- From: Andy Seaborne <andy@apache.org>
- Date: Thu, 18 Feb 2021 15:26:33 +0000
- To: public-rdf-star@w3.org
On 18/02/2021 14:02, Antoine Zimmermann wrote:
> The RDF-star syntax allows for arbitrary nesting of triples like so:
>
> << :s :p << << :a :b :c >> :y :z >> a :nesting .
>
> Why is it so, why is it useful/needed?
> There are no examples of nested triples. There are no justifications in
> the spec for allowing this. As far as I know, there are no examples in
> the past documents that defined RDF*. I did not see any use cases
> discussed for them.
>
> However, I have seen discussions that may serve as counter arguments:
> when asked why embedded triples are limited to single triples rather
> than sets of triples, it has been answered that RDF* is used to model
> property-graph-like annotations that only concern one edge at a time.
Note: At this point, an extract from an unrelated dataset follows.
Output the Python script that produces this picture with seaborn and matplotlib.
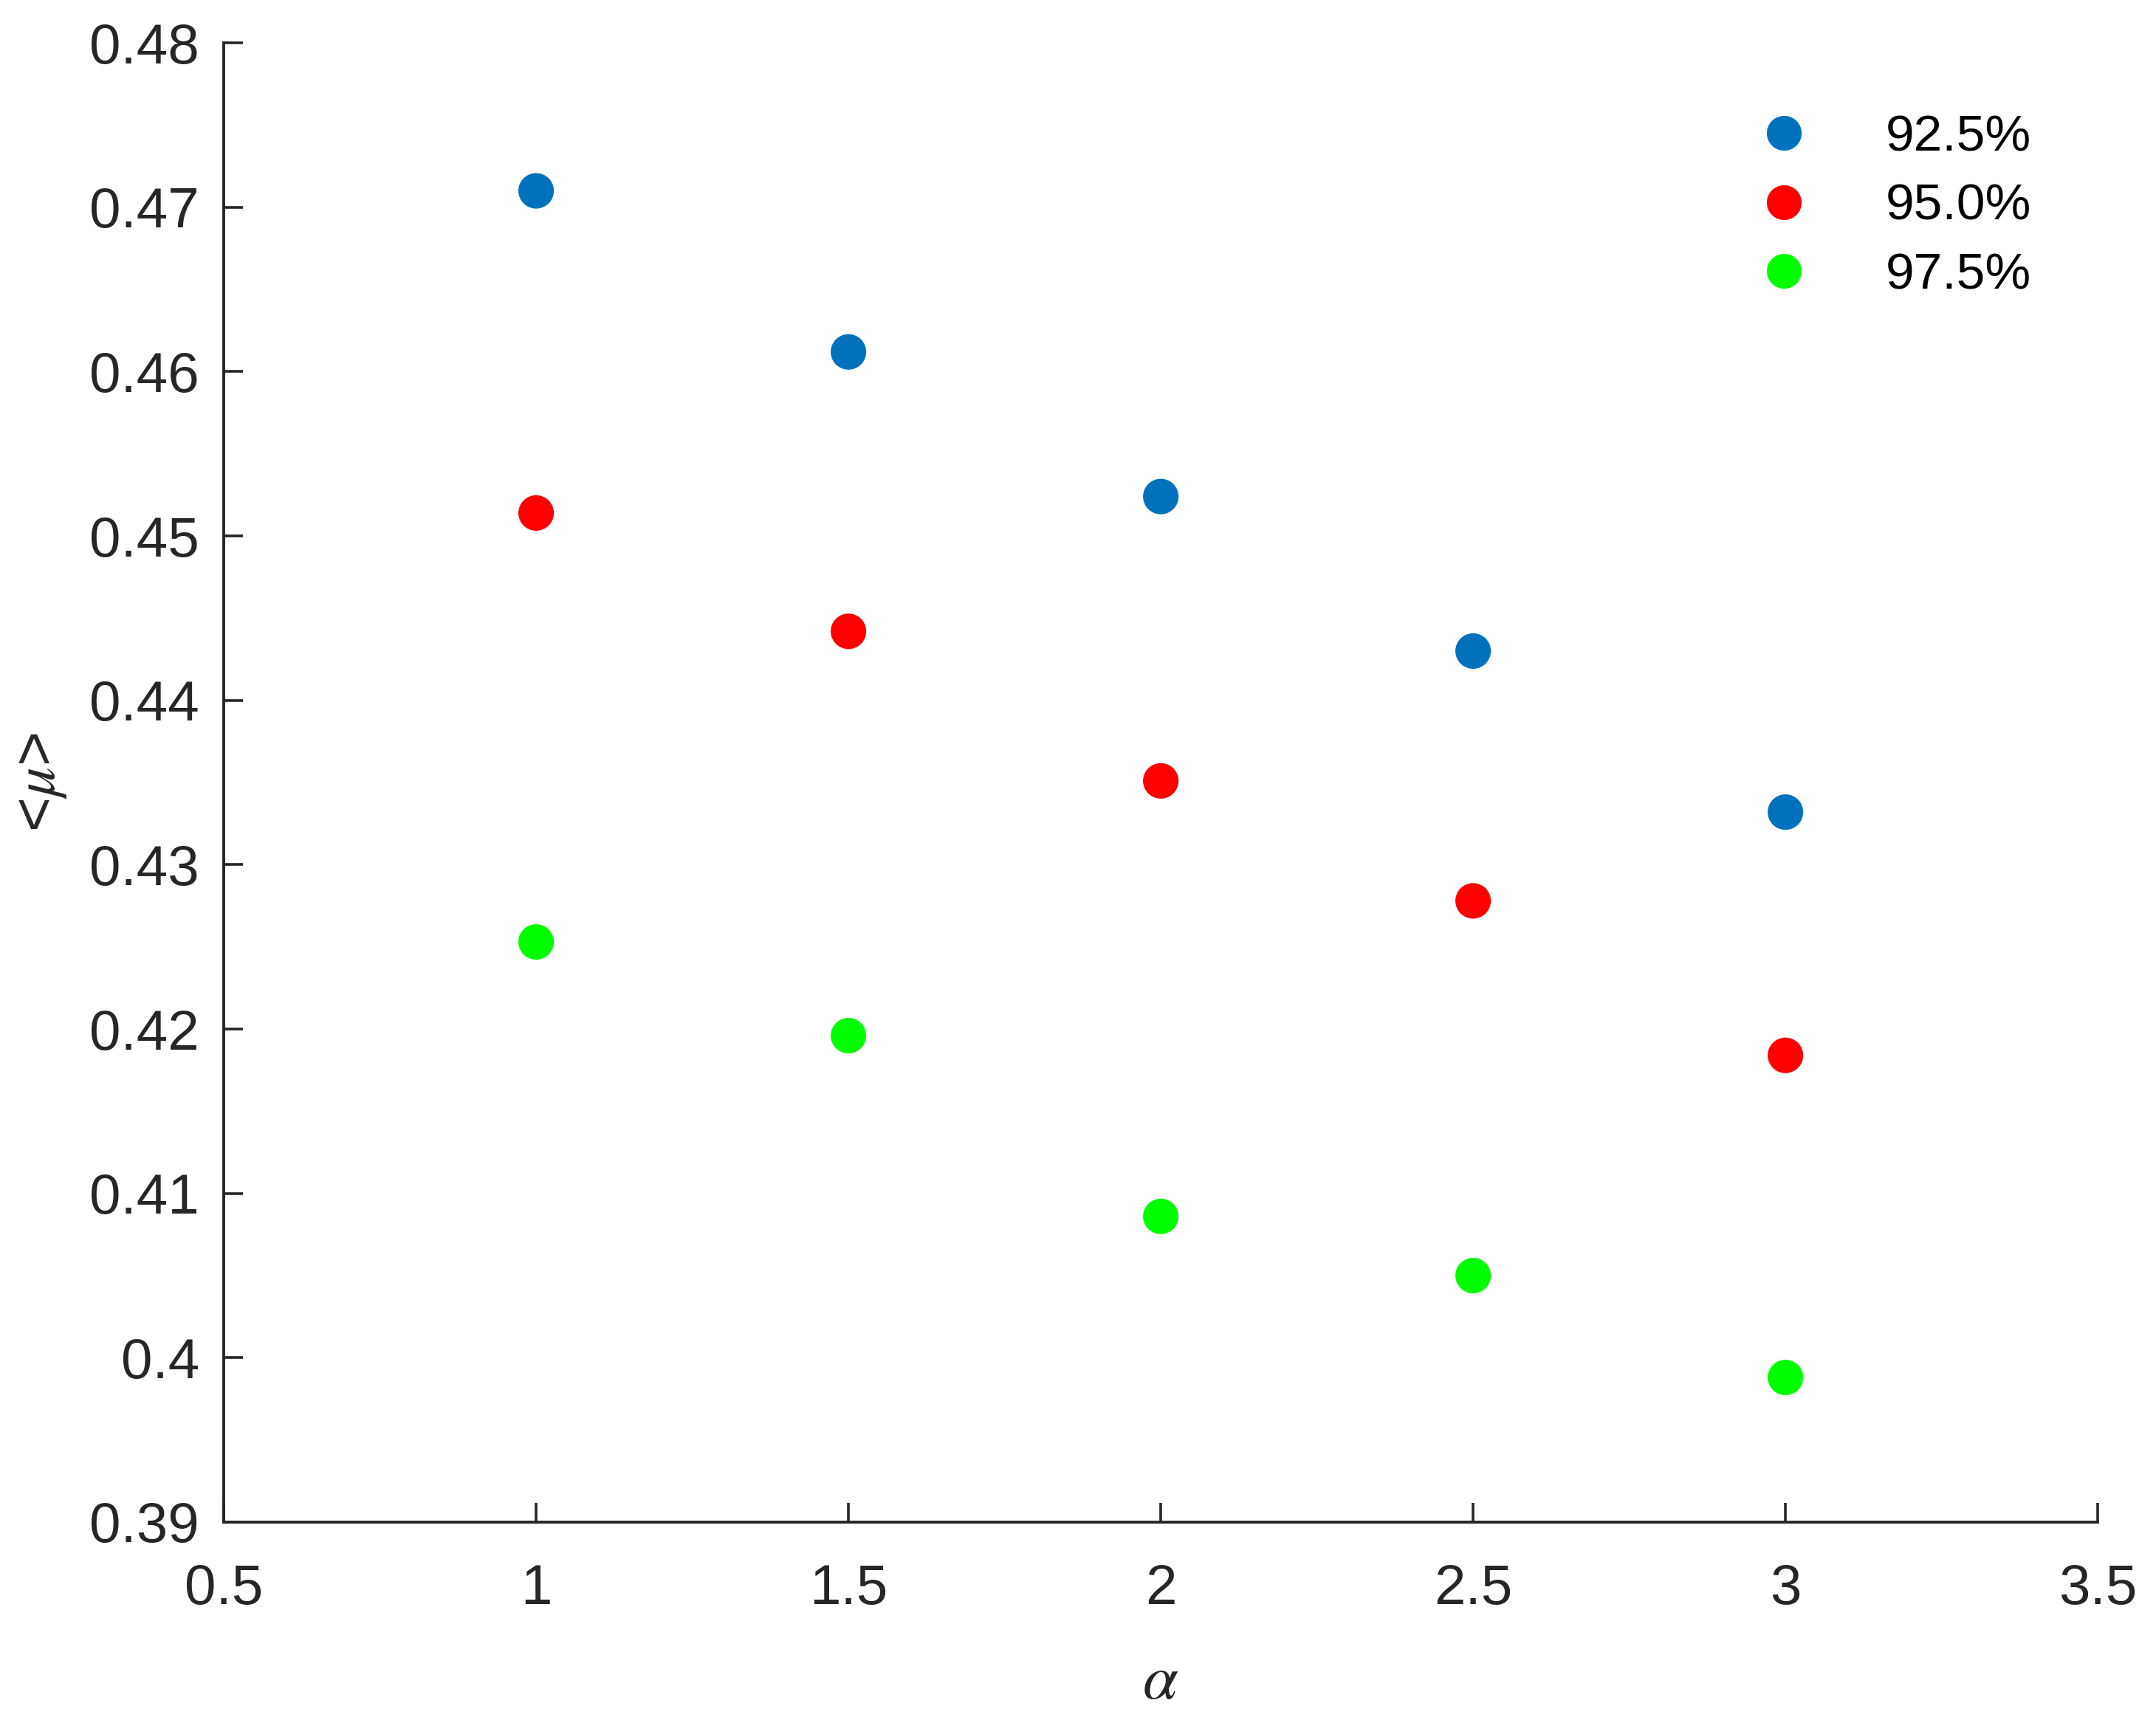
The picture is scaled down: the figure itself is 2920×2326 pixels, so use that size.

In
> this case, nested triples should not be allowed, using the same
> arguments (as far as I know, it is not possible to nest edge-annotations
> in property graph systems).
>
> Nesting makes parsers more complicated, makes it more difficult to
> define the semantics of the data model as well as of the query language.
>
> If some use cases justify nested triples, then why not use cases justify
> embedded sets of triples?
>
>
> Also, a question to implementers: do you support nested embedded triples?
Yes.
Related note: It's natural because then it is only an additional RDF
term type. Otherwise there are two sets of grammar rules - with and
without <<>>; this cascades down the grammar. It's not one extra rule;
it's one extra subtree of rules. See "path" in SPARQL where there are
with and without cases, and both those get replicated.